start Given data
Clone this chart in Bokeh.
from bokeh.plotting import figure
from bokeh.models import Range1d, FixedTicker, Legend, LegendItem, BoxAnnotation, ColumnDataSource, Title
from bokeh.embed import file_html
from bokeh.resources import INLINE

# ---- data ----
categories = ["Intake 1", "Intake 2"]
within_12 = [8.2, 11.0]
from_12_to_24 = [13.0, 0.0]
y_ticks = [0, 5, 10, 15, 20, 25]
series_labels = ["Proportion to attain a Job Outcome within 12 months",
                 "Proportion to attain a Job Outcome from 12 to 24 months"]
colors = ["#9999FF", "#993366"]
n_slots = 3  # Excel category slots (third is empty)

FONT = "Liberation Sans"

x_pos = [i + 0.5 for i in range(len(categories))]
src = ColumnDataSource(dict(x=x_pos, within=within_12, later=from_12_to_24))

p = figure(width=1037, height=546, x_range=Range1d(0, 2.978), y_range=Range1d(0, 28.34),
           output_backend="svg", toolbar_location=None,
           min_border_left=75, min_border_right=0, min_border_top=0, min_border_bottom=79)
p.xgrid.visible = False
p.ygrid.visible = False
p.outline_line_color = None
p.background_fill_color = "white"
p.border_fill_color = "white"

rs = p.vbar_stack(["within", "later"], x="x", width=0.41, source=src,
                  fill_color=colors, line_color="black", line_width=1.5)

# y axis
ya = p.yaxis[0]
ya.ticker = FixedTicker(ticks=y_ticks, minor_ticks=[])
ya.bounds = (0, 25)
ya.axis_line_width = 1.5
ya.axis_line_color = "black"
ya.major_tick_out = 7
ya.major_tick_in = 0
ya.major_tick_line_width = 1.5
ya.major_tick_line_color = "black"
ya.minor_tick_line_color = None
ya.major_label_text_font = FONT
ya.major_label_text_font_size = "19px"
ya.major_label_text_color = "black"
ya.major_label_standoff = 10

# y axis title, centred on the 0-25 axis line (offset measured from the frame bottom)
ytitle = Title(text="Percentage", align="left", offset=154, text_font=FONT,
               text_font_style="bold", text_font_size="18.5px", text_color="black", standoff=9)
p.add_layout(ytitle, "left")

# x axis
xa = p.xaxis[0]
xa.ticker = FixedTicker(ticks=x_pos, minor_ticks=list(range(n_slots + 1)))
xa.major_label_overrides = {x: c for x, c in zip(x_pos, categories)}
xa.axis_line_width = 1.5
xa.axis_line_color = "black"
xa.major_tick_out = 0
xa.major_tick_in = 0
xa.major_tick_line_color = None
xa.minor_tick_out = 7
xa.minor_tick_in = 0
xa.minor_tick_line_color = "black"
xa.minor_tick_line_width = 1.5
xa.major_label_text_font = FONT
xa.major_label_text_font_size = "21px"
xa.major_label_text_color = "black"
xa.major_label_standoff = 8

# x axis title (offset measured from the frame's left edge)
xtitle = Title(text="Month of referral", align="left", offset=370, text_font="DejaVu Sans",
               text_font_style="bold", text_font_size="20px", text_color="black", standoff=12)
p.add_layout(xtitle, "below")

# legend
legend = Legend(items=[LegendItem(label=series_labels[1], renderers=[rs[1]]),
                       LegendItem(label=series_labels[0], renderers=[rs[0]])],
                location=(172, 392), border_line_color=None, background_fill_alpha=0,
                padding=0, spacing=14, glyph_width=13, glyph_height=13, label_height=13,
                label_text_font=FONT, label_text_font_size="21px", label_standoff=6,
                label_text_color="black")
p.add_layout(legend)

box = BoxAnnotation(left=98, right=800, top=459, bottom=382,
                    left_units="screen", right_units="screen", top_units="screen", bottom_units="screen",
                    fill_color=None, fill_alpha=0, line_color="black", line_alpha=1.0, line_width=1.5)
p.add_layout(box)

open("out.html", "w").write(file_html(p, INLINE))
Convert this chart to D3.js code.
end Given data
Extract all of the data shown above without alteration.

Answer in full =>
Clone this chart in Bokeh.
from bokeh.plotting import figure
from bokeh.models import Range1d, FixedTicker, Legend, LegendItem, BoxAnnotation, ColumnDataSource, Title
from bokeh.embed import file_html
from bokeh.resources import INLINE

# ---- data ----
categories = ["Intake 1", "Intake 2"]
within_12 = [8.2, 11.0]
from_12_to_24 = [13.0, 0.0]
y_ticks = [0, 5, 10, 15, 20, 25]
series_labels = ["Proportion to attain a Job Outcome within 12 months",
                 "Proportion to attain a Job Outcome from 12 to 24 months"]
colors = ["#9999FF", "#993366"]
n_slots = 3  # Excel category slots (third is empty)

FONT = "Liberation Sans"

x_pos = [i + 0.5 for i in range(len(categories))]
src = ColumnDataSource(dict(x=x_pos, within=within_12, later=from_12_to_24))

p = figure(width=1037, height=546, x_range=Range1d(0, 2.978), y_range=Range1d(0, 28.34),
           output_backend="svg", toolbar_location=None,
           min_border_left=75, min_border_right=0, min_border_top=0, min_border_bottom=79)
p.xgrid.visible = False
p.ygrid.visible = False
p.outline_line_color = None
p.background_fill_color = "white"
p.border_fill_color = "white"

rs = p.vbar_stack(["within", "later"], x="x", width=0.41, source=src,
                  fill_color=colors, line_color="black", line_width=1.5)

# y axis
ya = p.yaxis[0]
ya.ticker = FixedTicker(ticks=y_ticks, minor_ticks=[])
ya.bounds = (0, 25)
ya.axis_line_width = 1.5
ya.axis_line_color = "black"
ya.major_tick_out = 7
ya.major_tick_in = 0
ya.major_tick_line_width = 1.5
ya.major_tick_line_color = "black"
ya.minor_tick_line_color = None
ya.major_label_text_font = FONT
ya.major_label_text_font_size = "19px"
ya.major_label_text_color = "black"
ya.major_label_standoff = 10

# y axis title, centred on the 0-25 axis line (offset measured from the frame bottom)
ytitle = Title(text="Percentage", align="left", offset=154, text_font=FONT,
               text_font_style="bold", text_font_size="18.5px", text_color="black", standoff=9)
p.add_layout(ytitle, "left")

# x axis
xa = p.xaxis[0]
xa.ticker = FixedTicker(ticks=x_pos, minor_ticks=list(range(n_slots + 1)))
xa.major_label_overrides = {x: c for x, c in zip(x_pos, categories)}
xa.axis_line_width = 1.5
xa.axis_line_color = "black"
xa.major_tick_out = 0
xa.major_tick_in = 0
xa.major_tick_line_color = None
xa.minor_tick_out = 7
xa.minor_tick_in = 0
xa.minor_tick_line_color = "black"
xa.minor_tick_line_width = 1.5
xa.major_label_text_font = FONT
xa.major_label_text_font_size = "21px"
xa.major_label_text_color = "black"
xa.major_label_standoff = 8

# x axis title (offset measured from the frame's left edge)
xtitle = Title(text="Month of referral", align="left", offset=370, text_font="DejaVu Sans",
               text_font_style="bold", text_font_size="20px", text_color="black", standoff=12)
p.add_layout(xtitle, "below")

# legend
legend = Legend(items=[LegendItem(label=series_labels[1], renderers=[rs[1]]),
                       LegendItem(label=series_labels[0], renderers=[rs[0]])],
                location=(172, 392), border_line_color=None, background_fill_alpha=0,
                padding=0, spacing=14, glyph_width=13, glyph_height=13, label_height=13,
                label_text_font=FONT, label_text_font_size="21px", label_standoff=6,
                label_text_color="black")
p.add_layout(legend)

box = BoxAnnotation(left=98, right=800, top=459, bottom=382,
                    left_units="screen", right_units="screen", top_units="screen", bottom_units="screen",
                    fill_color=None, fill_alpha=0, line_color="black", line_alpha=1.0, line_width=1.5)
p.add_layout(box)

open("out.html", "w").write(file_html(p, INLINE))
Convert this chart to D3.js code.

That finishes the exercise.